#### [WORK TO DO]
Among the lines below, list those containing the string "this".

#### [ROWS]

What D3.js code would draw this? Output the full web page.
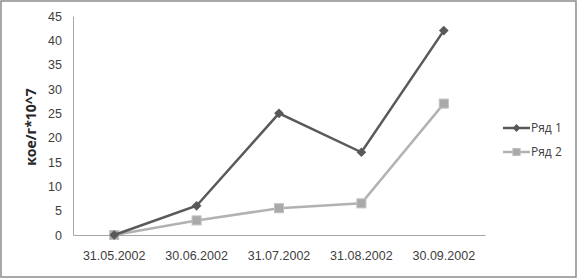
<!DOCTYPE html>
<html lang="ru">
<head>
  <meta charset="UTF-8">
  <title>кое/г*10^7</title>
  <script src="https://d3js.org/d3.v7.min.js"></script>
  <style>
    html, body { margin: 0; padding: 0; background: #fff; }
    svg { display: block; font-family: 'Open Sans', 'DejaVu Sans', sans-serif; }
  </style>
</head>
<body>
  <svg id="chart" width="578" height="279"></svg>
  <script>
    // Data
    const dates = ["31.05.2002", "30.06.2002", "31.07.2002", "31.08.2002", "30.09.2002"];
    const row1 = [0, 6, 25, 17, 42];
    const row2 = [0, 3, 5.5, 6.5, 27];
    const yTicks = [0, 5, 10, 15, 20, 25, 30, 35, 40, 45];
    const seriesNames = ["Ряд 1", "Ряд 2"];

    const svg = d3.select("#chart");

    // outer frame
    svg.append("rect")
      .attr("x", 1).attr("y", 1)
      .attr("width", 575).attr("height", 276)
      .attr("fill", "#fff")
      .attr("stroke", "#8c8c8c")
      .attr("stroke-width", 1.5);

    const x = d3.scaleBand().domain(dates).range([73, 485]);
    const y = d3.scaleLinear().domain([0, 45]).range([235, 16]);

    // y axis
    const yAxis = svg.append("g")
      .attr("transform", "translate(73,0)")
      .call(d3.axisLeft(y).tickValues(yTicks).tickSize(0).tickPadding(11));
    yAxis.select(".domain").attr("stroke", "#a6a6a6");
    yAxis.selectAll("text").attr("font-size", 12.5).attr("fill", "#404040");

    // x axis
    const xAxis = svg.append("g")
      .attr("transform", "translate(0,235)")
      .call(d3.axisBottom(x).tickSize(0).tickPadding(16));
    xAxis.select(".domain").attr("stroke", "#a6a6a6");
    xAxis.selectAll("text").attr("font-size", 12.5).attr("fill", "#404040");

    // y title
    svg.append("text")
      .attr("transform", "translate(36,127) rotate(-90)")
      .attr("text-anchor", "middle")
      .attr("font-size", 14)
      .attr("font-weight", "bold")
      .attr("fill", "#262626")
      .text("кое/г*10^7");

    const cx = d => x(d) + x.bandwidth() / 2;
    const line = d3.line().x((d, i) => cx(dates[i])).y(d => y(d));

    const styles = [
      { data: row1, color: "#595959", marker: "diamond" },
      { data: row2, color: "#b2b2b2", marker: "square" }
    ];

    // draw series 2 first so series 1 sits on top, as in the picture
    [1, 0].forEach(k => {
      const s = styles[k];
      svg.append("path")
        .datum(s.data)
        .attr("fill", "none")
        .attr("stroke", s.color)
        .attr("stroke-width", 2.5)
        .attr("d", line);
      s.data.forEach((v, i) => drawMarker(s, cx(dates[i]), y(v), 1));
    });

    function drawMarker(s, px, py, k) {
      if (s.marker === "diamond") {
        svg.append("path")
          .attr("d", d3.symbol().type(d3.symbolDiamond2).size(60 * k * k)())
          .attr("transform", `translate(${px},${py})`)
          .attr("fill", s.color);
      } else {
        const h = 4.5 * k;
        svg.append("rect")
          .attr("x", px - h).attr("y", py - h)
          .attr("width", 2 * h).attr("height", 2 * h)
          .attr("fill", "#a9a9a9")
          .attr("stroke", "#bfbfbf")
          .attr("stroke-width", 1);
      }
    }

    // legend
    const legend = svg.append("g");
    seriesNames.forEach((name, i) => {
      const s = styles[i];
      const ly = 128 + i * 24;
      legend.append("line")
        .attr("x1", 503).attr("x2", 530)
        .attr("y1", ly).attr("y2", ly)
        .attr("stroke", s.color)
        .attr("stroke-width", 2.5);
      drawMarker(s, 516.5, ly, 0.8);
      legend.append("text")
        .attr("x", 531).attr("y", ly + 4)
        .attr("font-size", 12)
        .attr("fill", "#404040")
        .text(name);
    });
  </script>
</body>
</html>
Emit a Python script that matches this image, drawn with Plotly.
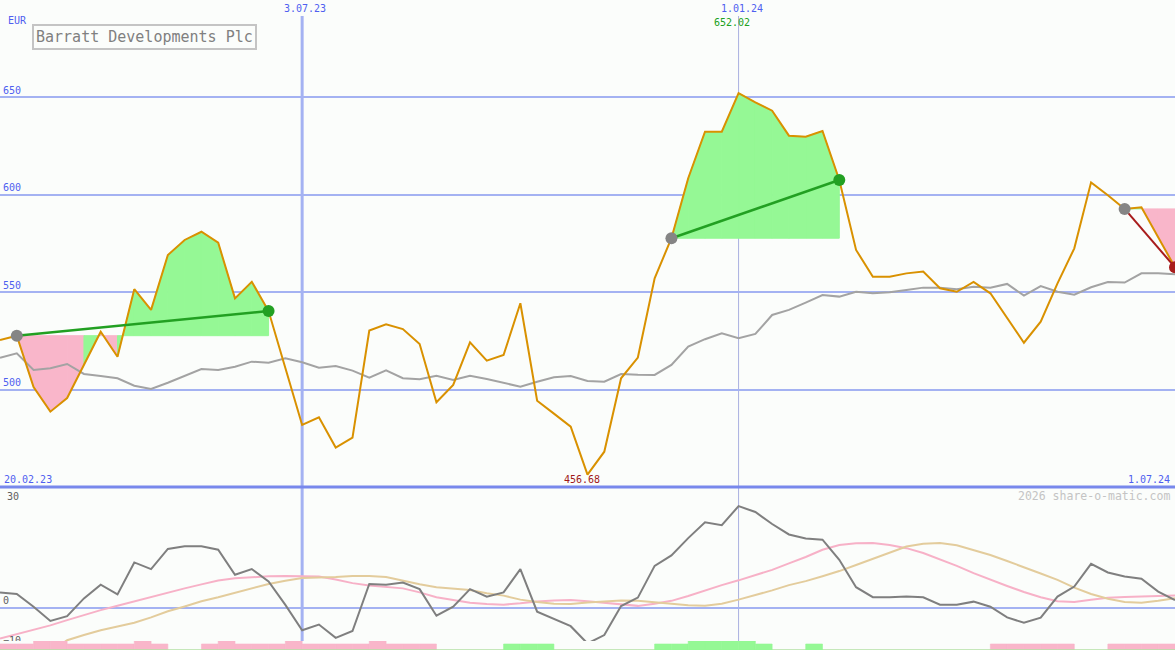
import plotly.graph_objects as go
import pandas as pd

# ---------------- data ----------------
dates = pd.date_range("2023-02-27", periods=71, freq="7D")

price = [525.6, 527.8, 501.5, 488.9, 495.9, 512.8, 529.8, 517.0, 551.6, 541.0,
         569.1, 576.8, 581.0, 575.4, 546.9, 555.4, 540.4, 511.3, 482.1, 486.0,
         470.5, 475.6, 530.4, 533.6, 531.2, 523.5, 493.7, 502.6, 524.4, 515.0,
         517.9, 544.4, 494.5, 487.9, 481.2, 456.68, 468.4, 506.0, 516.6, 557.2,
         577.7, 608.4, 632.2, 632.2, 652.02, 647.3, 643.0, 630.2, 629.7, 632.6,
         607.5, 571.7, 558.0, 558.0, 559.7, 560.6, 552.1, 550.3, 555.3, 549.5,
         537.0, 524.2, 535.0, 554.6, 572.5, 606.3, 599.7, 592.7, 593.5, 578.5,
         562.8]

ma = [516.5, 518.8, 510.2, 511.1, 513.3, 508.2, 507.2, 506.0, 502.2, 500.5,
      503.7, 507.2, 510.7, 510.2, 511.9, 514.5, 514.0, 516.2, 514.2, 511.4,
      512.3, 509.9, 506.3, 510.0, 506.0, 505.5, 507.3, 505.1, 507.3, 505.6,
      503.7, 501.7, 504.2, 506.5, 507.2, 504.6, 504.2, 508.2, 507.8, 507.7,
      512.8, 522.2, 526.0, 529.0, 526.5, 528.7, 538.4, 541.0, 544.7, 548.6,
      547.8, 550.3, 549.5, 550.0, 551.2, 552.4, 552.4, 551.6, 552.9, 552.4,
      554.3, 548.3, 553.2, 550.3, 548.8, 552.6, 555.3, 555.0, 559.7, 559.7,
      559.2]

momentum = [3.75, 3.4, 0.25, -3.3, -2.1, 2.3, 5.7, 3.3, 11.25, 9.6,
            14.6, 15.25, 15.25, 14.4, 8.2, 9.6, 6.5, 0.7, -5.6, -4.2,
            -7.5, -5.8, 5.9, 5.7, 6.25, 4.6, -2.0, 0.25, 4.6, 2.75,
            3.8, 9.6, -1.0, -2.9, -4.6, -8.9, -6.8, 0.4, 2.5, 10.4,
            13.0, 17.3, 21.25, 20.5, 25.25, 23.8, 20.8, 18.2, 17.2, 16.9,
            11.9, 5.1, 2.6, 2.6, 2.75, 2.6, 0.75, 0.75, 1.5, 0.25,
            -2.4, -3.75, -2.5, 2.75, 5.25, 10.9, 8.75, 7.75, 7.2, 4.0,
            1.9]

signal_pink = [-7.65, -6.6, -5.6, -4.4, -3.1, -1.8, -0.6, 0.5, 1.6, 2.75,
               3.8, 4.8, 5.8, 6.75, 7.3, 7.6, 7.8, 7.9, 7.9, 7.75,
               7.0, 6.1, 5.5, 5.1, 4.8, 3.8, 2.6, 1.9, 1.2, 0.9,
               0.75, 1.1, 1.55, 1.8, 1.9, 1.6, 1.2, 0.7, 0.45, 1.0,
               1.7, 2.9, 4.3, 5.6, 6.8, 8.1, 9.4, 11.0, 12.6, 14.4,
               15.6, 16.0, 16.1, 15.6, 14.8, 13.6, 12.0, 10.4, 8.6, 6.9,
               5.4, 3.9, 2.6, 1.6, 1.4, 2.0, 2.45, 2.65, 2.8, 2.9,
               3.0]

signal_tan = [None, None, None, -11.0, -8.1, -6.8, -5.6, -4.7, -3.75, -2.4,
              -0.9, 0.3, 1.6, 2.6, 3.7, 4.8, 5.9, 6.7, 7.35, 7.5,
              7.6, 7.9, 7.9, 7.6, 6.7, 5.8, 5.1, 4.8, 4.4, 3.6,
              3.0, 2.0, 1.4, 1.0, 0.9, 1.3, 1.6, 1.8, 1.7, 1.3,
              0.9, 0.6, 0.5, 1.0, 2.0, 3.1, 4.3, 5.6, 6.6, 7.8,
              9.1, 10.6, 12.1, 13.7, 15.2, 15.9, 16.1, 15.5, 14.3, 13.1,
              11.6, 10.1, 8.5, 6.9, 5.0, 3.4, 2.2, 1.4, 1.2, 1.7,
              2.35]

# weekly strength bars (one per week interval), 2 = short, 3 = tall
pink_bars = [2, 2, 3, 3, 2, 2, 2, 2, 3, 2,
             0, 0, 2, 3, 2, 2, 2, 3, 2, 2,
             2, 2, 3, 2, 2, 2, 0, 0, 0, 0,
             0, 0, 0, 0, 0, 0, 0, 0, 0, 0,
             0, 0, 0, 0, 0, 0, 0, 0, 0, 0,
             0, 0, 0, 0, 0, 0, 0, 0, 0, 2,
             2, 2, 2, 2, 0, 0, 2, 2, 2, 2]
green_bars = [0, 0, 0, 0, 0, 0, 0, 0, 0, 0,
              0, 0, 0, 0, 0, 0, 0, 0, 0, 0,
              0, 0, 0, 0, 0, 0, 0, 0, 0, 0,
              2, 2, 2, 0, 0, 0, 0, 0, 0, 2,
              2, 3, 3, 3, 3, 2, 0, 0, 2, 0,
              0, 0, 0, 0, 0, 0, 0, 0, 0, 0,
              0, 0, 0, 0, 0, 0, 0, 0, 0, 0]

# trades: (entry index, exit index)
trades = [(1, 16), (40, 50), (67, 70)]

title = "Barratt Developments Plc"
currency = "EUR"

# ---------------- styles ----------------
BG = "#fbfdfb"
GRID = "#a4b2f2"
LBL = "#4f5ff0"
FONT = "DejaVu Sans Mono"
GREEN_FILL = "#95f895"
PINK_FILL = "#f9b6ca"

fig = go.Figure()

# fills between price and entry level
for (a, b) in trades:
    level = price[a]
    for j in range(a, b):
        col = GREEN_FILL if price[j + 1] > level else PINK_FILL
        fig.add_trace(go.Scatter(
            x=[dates[j], dates[j], dates[j + 1], dates[j + 1], dates[j]],
            y=[level, price[j], price[j + 1], level, level],
            mode="lines", fill="toself", fillcolor=col,
            line=dict(width=1, color=col), hoverinfo="skip", yaxis="y"))

# moving average
fig.add_trace(go.Scatter(x=dates, y=ma, mode="lines",
                         line=dict(color="#a3a3a3", width=2), yaxis="y"))
# price
fig.add_trace(go.Scatter(x=dates, y=price, mode="lines",
                         line=dict(color="#d99100", width=2), yaxis="y"))

# trade lines and markers
for (a, b) in trades:
    win = price[b] > price[a]
    col = "#22a022" if win else "#a81c1c"
    fig.add_trace(go.Scatter(x=[dates[a], dates[b]], y=[price[a], price[b]],
                             mode="lines", line=dict(color=col, width=2.5 if win else 2),
                             yaxis="y"))
    fig.add_trace(go.Scatter(x=[dates[a]], y=[price[a]], mode="markers",
                             marker=dict(color="#858585", size=12), yaxis="y"))
    fig.add_trace(go.Scatter(x=[dates[b]], y=[price[b]], mode="markers",
                             marker=dict(color=col, size=12), yaxis="y"))

# lower panel
week_ms = 7 * 24 * 3600 * 1000
fig.add_trace(go.Bar(x=dates[:-1], y=pink_bars, marker=dict(color=PINK_FILL, line=dict(width=0.6, color=PINK_FILL)),
                     width=week_ms, offset=0, yaxis="y3"))
fig.add_trace(go.Bar(x=dates[:-1], y=green_bars, marker=dict(color=GREEN_FILL, line=dict(width=0.6, color=GREEN_FILL)),
                     width=week_ms, offset=0, yaxis="y3"))
fig.add_trace(go.Scatter(x=dates, y=signal_pink, mode="lines",
                         line=dict(color="#f7b1c7", width=2), yaxis="y2"))
fig.add_trace(go.Scatter(x=dates, y=signal_tan, mode="lines",
                         line=dict(color="#e3cc9c", width=2), yaxis="y2"))
fig.add_trace(go.Scatter(x=dates, y=momentum, mode="lines",
                         line=dict(color="#7f7f7f", width=2), yaxis="y2"))

split = 163 / 650
fig.update_layout(
    width=1175, height=650,
    margin=dict(l=0, r=0, t=0, b=0),
    paper_bgcolor=BG, plot_bgcolor=BG,
    showlegend=False, barmode="overlay", hovermode=False,
    xaxis=dict(type="date", range=[dates[0], dates[-1]], showgrid=False,
               zeroline=False, showticklabels=False, showline=False),
    yaxis=dict(domain=[split, 1], range=[450.33, 699.66],
               tickvals=[500, 550, 600, 650], showgrid=True, gridcolor=GRID, gridwidth=2,
               ticklabelposition="inside top", ticks="", zeroline=False, showline=False,
               tickfont=dict(family=FONT, size=10, color=LBL)),
    yaxis2=dict(domain=[0, split], range=[-10.52, 30.0], tickvals=[0, -10],
                showgrid=False, zeroline=True, zerolinecolor=GRID, zerolinewidth=2,
                ticklabelposition="inside top", ticks="", showline=False,
                tickfont=dict(family=FONT, size=10, color="#606060")),
    yaxis3=dict(domain=[0, 9 / 650], range=[0, 3], visible=False),
)

shapes = [
    dict(type="line", xref="x", yref="paper", x0=pd.Timestamp("2023-07-03"), x1=pd.Timestamp("2023-07-03"),
         y0=0, y1=1 - 16 / 650, line=dict(color=GRID, width=3), layer="below"),
    dict(type="line", xref="x", yref="paper", x0=pd.Timestamp("2024-01-01"), x1=pd.Timestamp("2024-01-01"),
         y0=0, y1=1 - 16 / 650, line=dict(color="#aab0e0", width=1), layer="below"),
    dict(type="line", xref="paper", yref="paper", x0=0, x1=1, y0=split, y1=split,
         line=dict(color="#7888ec", width=3), layer="above"),
]
fig.update_layout(shapes=shapes)

imax = price.index(max(price))
imin = price.index(min(price))

def ann(text, x, y, xref="paper", xanchor="center", color=LBL, size=10, xshift=0, **kw):
    fig.add_annotation(text=text, x=x, y=1 - y / 650, xref=xref, yref="paper",
                       xanchor=xanchor, yanchor="middle", showarrow=False, xshift=xshift,
                       font=dict(family=FONT, size=size, color=color), **kw)

ann(currency, 6 / 1175, 21, xanchor="left")
ann("3.07.23", pd.Timestamp("2023-07-03"), 9, xref="x", xshift=3)
ann("1.01.24", pd.Timestamp("2024-01-01"), 9, xref="x", xshift=3)
ann(f"{price[imax]:.2f}", dates[imax], 22, xref="x", xshift=-7, color="#20a020")
ann(f"{price[imin]:.2f}", dates[imin], 479, xref="x", xshift=-6, color="#a01818")
ann("20.02.23", 2 / 1175, 479, xanchor="left")
ann("1.07.24", 1172 / 1175, 479, xanchor="right")
ann("30", 5 / 1175, 496, xanchor="left", color="#606060")
ann("2026 share-o-matic.com", 1172 / 1175, 496, xanchor="right", color="#c4c4c4", size=11.5)
fig.add_annotation(text=title, x=32 / 1175, y=1 - 24 / 650, xref="paper", yref="paper",
                   xanchor="left", yanchor="top", showarrow=False,
                   font=dict(family=FONT, size=15, color="#808080"),
                   bordercolor="#c4c4c4", borderwidth=2, borderpad=2, bgcolor=BG)

fig.write_html("out.html", config={"displayModeBar": False},
               post_script="document.body.style.margin='0';document.body.style.overflow='hidden';")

#### [FULL RESPONSE]
What D3.js code would draw this? Output the full web page.
Emit a Python script that matches this image, drawn with Plotly.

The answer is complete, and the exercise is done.